Face à la faillite générale à laquelle, désarmés, nous assistons et/ou participons, ces quelques notes paraîtront sans doute dérisoires, voire déplacées. Elles tentent pourtant de dire qu’il est d’autres paramètres que le sentiment pour évaluer l’humanité des humains. Qu’on ne peut pas avoir avec l’Histoire un rapport désinvolte, la convoquer quand ça nous arrange et la rejeter quand ça nous gêne. Qu’en isolant l’événement de l’Histoire et le texte de tout contexte, on exclut toute possibilité d’interprétation, c’est-à-dire, au fond, d’intersubjectivité. Que l’amour d’autrui ne se témoigne pas à coup de déjections humorales mais exige, au contraire, un réel effort pour s’en dégager et penser contre elles et contre soi. Que la catharsis, comme le montre Marie-José Mondzain, n’est pas une purgation mais une clarification des ténèbres. Que le triomphe actuel du tripalisme en France ressemble à s’y méprendre à ce qui se passe actuellement au Moyen-Orient.
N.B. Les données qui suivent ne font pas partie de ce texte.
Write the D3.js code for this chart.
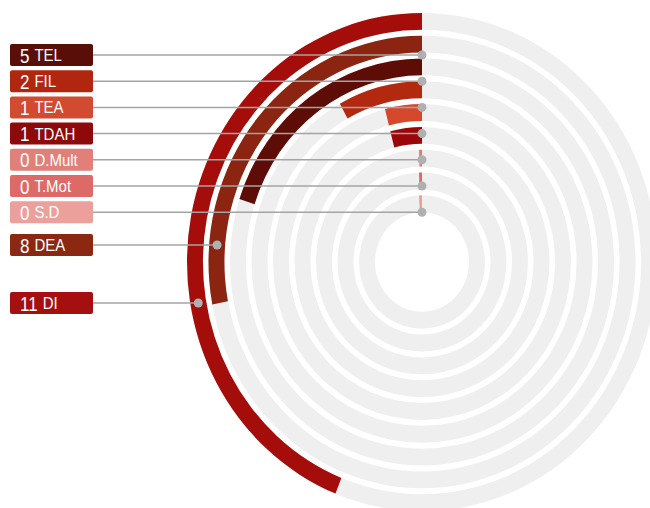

Reste une question: veut-on, ou non, d’un Etat Palestinien?
Pendant que nous bavardons sur l’empathie des uns et la faille empathique des autres, les Occidentaux soutiennent «inconditionnellement le droit d’Israël à se défendre»; Gaza est déclarée «champ de bataille» par le très sensible Netanyahou; les bombes tombent sur les animaux Gazouis comme des cerises sur un gâteau; les colons continuent leurs prédations; les morts se comptent par milliers et le très sympathique Biden dit ne pas avoir confiance dans les chiffres des Palestiniens (et non du Hamas). Fermer le ban.
PS: Quand j’étais enfant en Algérie, nous pleurions les horribles massacres perpétrés par les «terroristes du FLN» et tenions pour normaux, voire rafraîchissants et glorieux, ceux de l’armée française, puis ceux de l’OAS. Morale de l’histoire coloniale: un bon Arabe est un Arabe mort.
Notes
Hervé Loichemol, ancien directeur de la Comédie de Genève. Il travaille régulièrement depuis 2013 avec des comédiens palestiniens à Gaza.